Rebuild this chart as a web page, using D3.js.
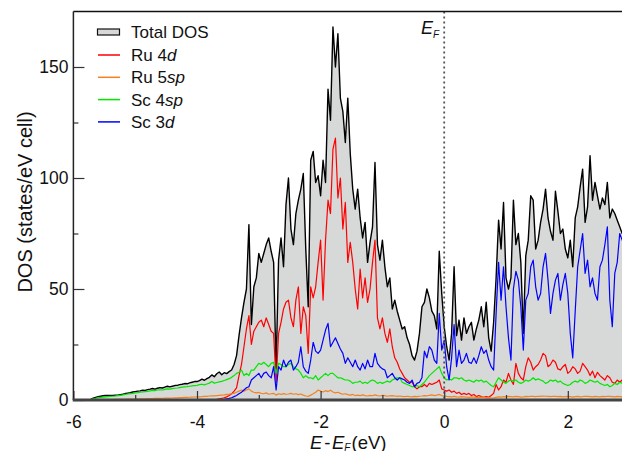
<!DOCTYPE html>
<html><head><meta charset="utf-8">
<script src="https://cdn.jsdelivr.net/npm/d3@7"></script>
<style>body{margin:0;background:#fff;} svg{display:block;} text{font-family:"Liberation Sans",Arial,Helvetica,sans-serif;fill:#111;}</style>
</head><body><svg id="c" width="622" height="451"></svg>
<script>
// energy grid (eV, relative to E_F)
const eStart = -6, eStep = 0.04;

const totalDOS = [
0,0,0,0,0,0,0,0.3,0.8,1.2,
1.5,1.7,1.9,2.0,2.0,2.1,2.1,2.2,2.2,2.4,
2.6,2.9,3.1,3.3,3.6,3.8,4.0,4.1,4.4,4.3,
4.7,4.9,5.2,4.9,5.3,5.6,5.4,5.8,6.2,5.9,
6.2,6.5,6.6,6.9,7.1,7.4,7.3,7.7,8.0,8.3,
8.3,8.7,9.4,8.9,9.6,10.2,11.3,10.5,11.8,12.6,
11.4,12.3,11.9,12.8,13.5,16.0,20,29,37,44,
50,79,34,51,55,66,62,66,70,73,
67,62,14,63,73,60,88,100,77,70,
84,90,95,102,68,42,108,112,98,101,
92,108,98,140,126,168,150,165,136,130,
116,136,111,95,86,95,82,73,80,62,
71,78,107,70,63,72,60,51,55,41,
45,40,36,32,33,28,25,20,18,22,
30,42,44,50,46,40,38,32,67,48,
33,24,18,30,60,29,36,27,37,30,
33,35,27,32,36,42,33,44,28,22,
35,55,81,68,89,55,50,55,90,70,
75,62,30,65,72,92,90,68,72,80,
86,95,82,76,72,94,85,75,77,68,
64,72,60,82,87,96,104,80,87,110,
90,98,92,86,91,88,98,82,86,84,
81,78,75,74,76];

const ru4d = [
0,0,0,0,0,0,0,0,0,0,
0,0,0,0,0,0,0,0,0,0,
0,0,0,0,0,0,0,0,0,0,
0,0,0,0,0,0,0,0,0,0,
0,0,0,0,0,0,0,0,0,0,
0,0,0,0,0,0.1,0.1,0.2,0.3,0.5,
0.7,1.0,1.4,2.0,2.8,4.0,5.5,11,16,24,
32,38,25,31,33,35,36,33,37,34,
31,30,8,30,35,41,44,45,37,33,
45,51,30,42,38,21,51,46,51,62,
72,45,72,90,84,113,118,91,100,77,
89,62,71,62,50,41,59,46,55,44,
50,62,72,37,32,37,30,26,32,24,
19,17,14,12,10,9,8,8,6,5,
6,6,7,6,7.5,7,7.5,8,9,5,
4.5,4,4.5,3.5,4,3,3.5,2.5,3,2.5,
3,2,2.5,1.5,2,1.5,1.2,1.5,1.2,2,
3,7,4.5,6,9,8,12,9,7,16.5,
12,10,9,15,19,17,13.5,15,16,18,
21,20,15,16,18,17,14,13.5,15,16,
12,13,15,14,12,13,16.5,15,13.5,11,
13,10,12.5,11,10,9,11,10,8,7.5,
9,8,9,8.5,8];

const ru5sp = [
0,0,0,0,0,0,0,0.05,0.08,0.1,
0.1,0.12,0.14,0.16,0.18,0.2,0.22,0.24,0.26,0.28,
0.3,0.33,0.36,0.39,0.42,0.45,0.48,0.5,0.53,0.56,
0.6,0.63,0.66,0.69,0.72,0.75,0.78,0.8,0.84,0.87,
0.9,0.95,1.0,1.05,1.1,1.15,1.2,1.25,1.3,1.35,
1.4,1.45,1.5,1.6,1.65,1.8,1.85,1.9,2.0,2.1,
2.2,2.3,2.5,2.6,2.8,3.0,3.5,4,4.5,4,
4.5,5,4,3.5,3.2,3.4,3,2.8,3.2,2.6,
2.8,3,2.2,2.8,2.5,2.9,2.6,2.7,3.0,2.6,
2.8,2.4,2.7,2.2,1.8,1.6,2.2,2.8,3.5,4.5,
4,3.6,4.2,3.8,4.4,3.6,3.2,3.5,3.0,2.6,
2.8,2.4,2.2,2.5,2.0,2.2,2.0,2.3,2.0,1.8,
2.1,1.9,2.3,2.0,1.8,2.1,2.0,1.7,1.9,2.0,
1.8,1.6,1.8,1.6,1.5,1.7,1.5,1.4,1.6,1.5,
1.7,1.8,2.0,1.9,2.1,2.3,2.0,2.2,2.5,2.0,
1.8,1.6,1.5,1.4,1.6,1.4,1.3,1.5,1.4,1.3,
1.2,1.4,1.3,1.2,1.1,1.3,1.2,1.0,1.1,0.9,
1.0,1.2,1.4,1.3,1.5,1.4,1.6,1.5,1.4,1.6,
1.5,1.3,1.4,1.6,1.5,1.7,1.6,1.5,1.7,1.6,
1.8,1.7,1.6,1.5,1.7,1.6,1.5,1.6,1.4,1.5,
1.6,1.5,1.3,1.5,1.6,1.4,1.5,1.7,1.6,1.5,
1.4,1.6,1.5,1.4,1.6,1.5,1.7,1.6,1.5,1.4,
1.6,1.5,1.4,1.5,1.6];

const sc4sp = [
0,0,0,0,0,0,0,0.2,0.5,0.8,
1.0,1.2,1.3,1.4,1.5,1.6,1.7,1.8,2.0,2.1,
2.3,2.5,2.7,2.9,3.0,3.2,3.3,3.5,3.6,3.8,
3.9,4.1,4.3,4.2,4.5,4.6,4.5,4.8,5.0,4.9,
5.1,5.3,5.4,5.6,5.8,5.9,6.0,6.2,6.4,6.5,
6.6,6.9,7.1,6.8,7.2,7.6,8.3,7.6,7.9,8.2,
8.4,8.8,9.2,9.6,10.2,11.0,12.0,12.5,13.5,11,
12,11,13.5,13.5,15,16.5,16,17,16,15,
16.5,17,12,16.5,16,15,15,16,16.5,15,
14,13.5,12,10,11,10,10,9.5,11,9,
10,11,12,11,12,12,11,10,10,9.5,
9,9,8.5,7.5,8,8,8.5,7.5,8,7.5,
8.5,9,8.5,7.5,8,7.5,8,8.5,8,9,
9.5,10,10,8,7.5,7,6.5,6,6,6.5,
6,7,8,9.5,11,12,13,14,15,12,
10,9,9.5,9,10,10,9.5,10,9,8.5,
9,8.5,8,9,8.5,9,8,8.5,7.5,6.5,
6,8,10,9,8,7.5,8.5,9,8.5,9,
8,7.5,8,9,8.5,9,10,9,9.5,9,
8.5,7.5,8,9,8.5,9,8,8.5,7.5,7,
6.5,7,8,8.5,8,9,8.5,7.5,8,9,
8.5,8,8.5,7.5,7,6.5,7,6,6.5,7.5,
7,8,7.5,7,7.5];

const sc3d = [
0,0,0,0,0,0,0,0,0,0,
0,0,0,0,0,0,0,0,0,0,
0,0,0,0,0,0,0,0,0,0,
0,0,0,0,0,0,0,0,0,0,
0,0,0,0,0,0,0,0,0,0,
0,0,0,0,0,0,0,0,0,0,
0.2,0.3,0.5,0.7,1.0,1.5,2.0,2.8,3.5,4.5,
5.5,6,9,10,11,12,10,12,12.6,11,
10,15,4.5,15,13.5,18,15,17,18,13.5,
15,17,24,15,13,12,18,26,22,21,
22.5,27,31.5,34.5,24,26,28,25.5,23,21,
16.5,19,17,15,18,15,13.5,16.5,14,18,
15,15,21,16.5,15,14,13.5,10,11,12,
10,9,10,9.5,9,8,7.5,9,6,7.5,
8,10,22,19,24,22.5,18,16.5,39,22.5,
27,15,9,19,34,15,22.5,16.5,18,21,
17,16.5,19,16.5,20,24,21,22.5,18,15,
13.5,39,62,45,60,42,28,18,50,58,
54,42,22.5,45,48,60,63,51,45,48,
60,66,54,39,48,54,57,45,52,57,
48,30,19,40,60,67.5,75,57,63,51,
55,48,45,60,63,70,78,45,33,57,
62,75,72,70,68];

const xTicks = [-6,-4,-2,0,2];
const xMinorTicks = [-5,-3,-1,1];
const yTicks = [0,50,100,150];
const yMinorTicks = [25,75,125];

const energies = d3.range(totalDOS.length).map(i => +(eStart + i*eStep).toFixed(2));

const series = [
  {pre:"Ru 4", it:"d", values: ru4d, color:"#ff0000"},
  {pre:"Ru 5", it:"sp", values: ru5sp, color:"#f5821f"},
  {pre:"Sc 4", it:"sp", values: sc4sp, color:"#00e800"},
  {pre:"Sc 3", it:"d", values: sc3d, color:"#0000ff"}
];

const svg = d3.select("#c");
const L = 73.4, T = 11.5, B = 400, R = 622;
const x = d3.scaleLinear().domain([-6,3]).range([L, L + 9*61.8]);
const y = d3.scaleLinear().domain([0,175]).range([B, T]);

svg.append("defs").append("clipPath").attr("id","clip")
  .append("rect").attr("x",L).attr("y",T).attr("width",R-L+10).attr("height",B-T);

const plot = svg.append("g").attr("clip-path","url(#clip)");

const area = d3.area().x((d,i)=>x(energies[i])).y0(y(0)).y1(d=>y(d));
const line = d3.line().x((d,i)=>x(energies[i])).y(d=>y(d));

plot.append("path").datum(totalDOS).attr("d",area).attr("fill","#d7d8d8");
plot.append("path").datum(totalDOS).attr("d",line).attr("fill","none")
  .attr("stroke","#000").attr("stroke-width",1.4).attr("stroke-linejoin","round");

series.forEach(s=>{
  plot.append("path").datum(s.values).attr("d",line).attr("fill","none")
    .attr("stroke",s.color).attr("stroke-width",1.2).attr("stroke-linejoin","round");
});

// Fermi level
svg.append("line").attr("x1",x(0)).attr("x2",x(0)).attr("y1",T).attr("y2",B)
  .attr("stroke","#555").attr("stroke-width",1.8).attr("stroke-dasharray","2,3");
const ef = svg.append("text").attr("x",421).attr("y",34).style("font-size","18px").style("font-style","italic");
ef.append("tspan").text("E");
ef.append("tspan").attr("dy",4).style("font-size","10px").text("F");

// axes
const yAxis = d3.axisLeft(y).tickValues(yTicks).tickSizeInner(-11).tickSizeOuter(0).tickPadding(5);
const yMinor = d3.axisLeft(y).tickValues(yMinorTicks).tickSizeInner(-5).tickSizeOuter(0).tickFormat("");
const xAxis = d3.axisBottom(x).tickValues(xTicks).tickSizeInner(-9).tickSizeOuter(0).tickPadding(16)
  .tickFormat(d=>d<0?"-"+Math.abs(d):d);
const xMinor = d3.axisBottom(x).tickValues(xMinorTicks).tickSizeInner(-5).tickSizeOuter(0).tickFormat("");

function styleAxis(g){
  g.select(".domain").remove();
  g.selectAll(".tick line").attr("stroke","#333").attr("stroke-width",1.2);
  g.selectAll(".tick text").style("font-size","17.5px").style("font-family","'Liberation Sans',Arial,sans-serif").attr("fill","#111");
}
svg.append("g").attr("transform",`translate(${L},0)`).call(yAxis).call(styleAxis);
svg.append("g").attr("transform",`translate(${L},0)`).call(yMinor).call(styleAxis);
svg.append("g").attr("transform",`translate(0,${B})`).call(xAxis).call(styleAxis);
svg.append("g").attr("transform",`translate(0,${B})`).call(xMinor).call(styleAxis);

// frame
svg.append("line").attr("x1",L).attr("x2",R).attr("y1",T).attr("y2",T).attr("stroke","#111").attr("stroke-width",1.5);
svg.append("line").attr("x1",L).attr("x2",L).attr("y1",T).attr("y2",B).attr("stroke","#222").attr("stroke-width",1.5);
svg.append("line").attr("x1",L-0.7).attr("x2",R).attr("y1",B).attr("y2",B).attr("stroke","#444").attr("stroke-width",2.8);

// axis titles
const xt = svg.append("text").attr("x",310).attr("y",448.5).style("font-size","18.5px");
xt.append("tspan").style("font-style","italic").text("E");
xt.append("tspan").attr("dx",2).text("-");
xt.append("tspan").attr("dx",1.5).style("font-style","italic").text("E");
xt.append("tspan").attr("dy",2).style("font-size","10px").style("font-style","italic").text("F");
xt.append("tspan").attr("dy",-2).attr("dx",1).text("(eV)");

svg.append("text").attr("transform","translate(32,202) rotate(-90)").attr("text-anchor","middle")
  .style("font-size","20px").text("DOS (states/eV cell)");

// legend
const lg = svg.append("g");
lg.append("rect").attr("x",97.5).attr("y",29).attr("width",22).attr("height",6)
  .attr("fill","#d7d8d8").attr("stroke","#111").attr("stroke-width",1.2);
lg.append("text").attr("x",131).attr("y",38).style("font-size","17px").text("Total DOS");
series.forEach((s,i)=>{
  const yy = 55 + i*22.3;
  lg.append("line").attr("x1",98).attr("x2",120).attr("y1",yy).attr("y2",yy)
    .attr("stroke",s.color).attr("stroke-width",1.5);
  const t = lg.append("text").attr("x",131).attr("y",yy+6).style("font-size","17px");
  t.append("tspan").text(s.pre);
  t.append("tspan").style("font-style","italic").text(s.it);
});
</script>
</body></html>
....
• **AIM**
From the first line of the listing above, repeat every line through the one holding "9,8,9,8.5,8];". Both ends count, and pictures stay out.

• **REPLY**
Rebuild this chart as a web page, using D3.js.
<!DOCTYPE html>
<html><head><meta charset="utf-8">
<script src="https://cdn.jsdelivr.net/npm/d3@7"></script>
<style>body{margin:0;background:#fff;} svg{display:block;} text{font-family:"Liberation Sans",Arial,Helvetica,sans-serif;fill:#111;}</style>
</head><body><svg id="c" width="622" height="451"></svg>
<script>
// energy grid (eV, relative to E_F)
const eStart = -6, eStep = 0.04;

const totalDOS = [
0,0,0,0,0,0,0,0.3,0.8,1.2,
1.5,1.7,1.9,2.0,2.0,2.1,2.1,2.2,2.2,2.4,
2.6,2.9,3.1,3.3,3.6,3.8,4.0,4.1,4.4,4.3,
4.7,4.9,5.2,4.9,5.3,5.6,5.4,5.8,6.2,5.9,
6.2,6.5,6.6,6.9,7.1,7.4,7.3,7.7,8.0,8.3,
8.3,8.7,9.4,8.9,9.6,10.2,11.3,10.5,11.8,12.6,
11.4,12.3,11.9,12.8,13.5,16.0,20,29,37,44,
50,79,34,51,55,66,62,66,70,73,
67,62,14,63,73,60,88,100,77,70,
84,90,95,102,68,42,108,112,98,101,
92,108,98,140,126,168,150,165,136,130,
116,136,111,95,86,95,82,73,80,62,
71,78,107,70,63,72,60,51,55,41,
45,40,36,32,33,28,25,20,18,22,
30,42,44,50,46,40,38,32,67,48,
33,24,18,30,60,29,36,27,37,30,
33,35,27,32,36,42,33,44,28,22,
35,55,81,68,89,55,50,55,90,70,
75,62,30,65,72,92,90,68,72,80,
86,95,82,76,72,94,85,75,77,68,
64,72,60,82,87,96,104,80,87,110,
90,98,92,86,91,88,98,82,86,84,
81,78,75,74,76];

const ru4d = [
0,0,0,0,0,0,0,0,0,0,
0,0,0,0,0,0,0,0,0,0,
0,0,0,0,0,0,0,0,0,0,
0,0,0,0,0,0,0,0,0,0,
0,0,0,0,0,0,0,0,0,0,
0,0,0,0,0,0.1,0.1,0.2,0.3,0.5,
0.7,1.0,1.4,2.0,2.8,4.0,5.5,11,16,24,
32,38,25,31,33,35,36,33,37,34,
31,30,8,30,35,41,44,45,37,33,
45,51,30,42,38,21,51,46,51,62,
72,45,72,90,84,113,118,91,100,77,
89,62,71,62,50,41,59,46,55,44,
50,62,72,37,32,37,30,26,32,24,
19,17,14,12,10,9,8,8,6,5,
6,6,7,6,7.5,7,7.5,8,9,5,
4.5,4,4.5,3.5,4,3,3.5,2.5,3,2.5,
3,2,2.5,1.5,2,1.5,1.2,1.5,1.2,2,
3,7,4.5,6,9,8,12,9,7,16.5,
12,10,9,15,19,17,13.5,15,16,18,
21,20,15,16,18,17,14,13.5,15,16,
12,13,15,14,12,13,16.5,15,13.5,11,
13,10,12.5,11,10,9,11,10,8,7.5,
9,8,9,8.5,8];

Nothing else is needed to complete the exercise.